Finding The Courage
03 / 12 / 2019
The need to be strong and resilient for the job is often the problem in asking for help, according to Major Matt Finnerty, Major Army HQ 11 Brigade.
“In the ADF, we pride ourselves on our strength, and often we feel it is a weakness to admit that we may not be doing well mentally and emotionally. However the reality is that finding the courage to talk about your feelings, to reach out to someone and tell them you’re not doing so well takes incredible strength.”
“We all experience these feelings from time to time.”
Major Finnerty says the transient nature of the job is one of the reasons why it is easy to become disconnected. “I have served for more than ten years on and off in Townsville and I have had periods unaccompanied by my family, so I know how hard it can be. It is difficult for relationships to sustain and the stresses involved in postings can take their toll on family life. This is why it is so important to keep connected with your mates, to keep an eye on them and if something feels off, to have a chat about it. It's also important to know that we all experience these feelings from time to time.”

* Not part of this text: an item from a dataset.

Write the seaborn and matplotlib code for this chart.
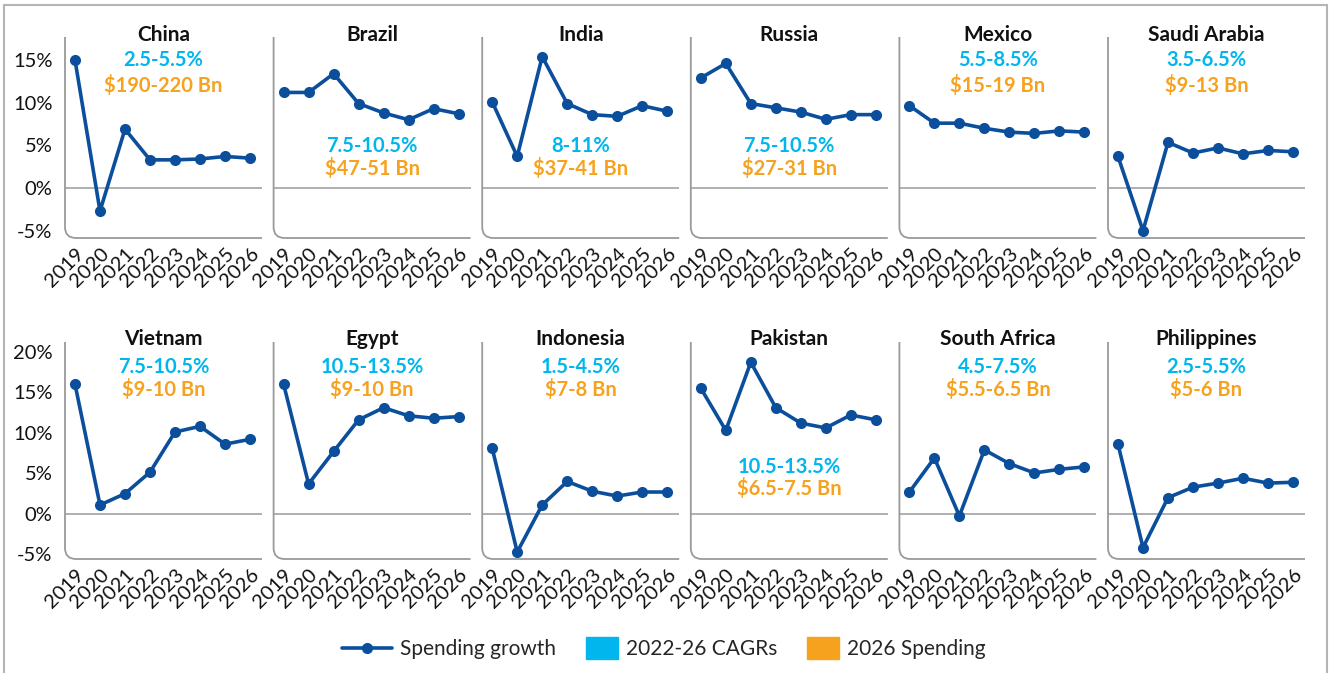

The Check Your Mates campaign is an outcome of the Operation Compass project - the ex-ADF and Families Suicide Prevention Project, based in Townsville. Operation Compass is one of 12 National Suicide Prevention trial sites funded by the Commonwealth Government. It is the only project focused exclusively on veterans of the ADF and their families. The project is coordinated through the Northern Queensland Primary Health Network.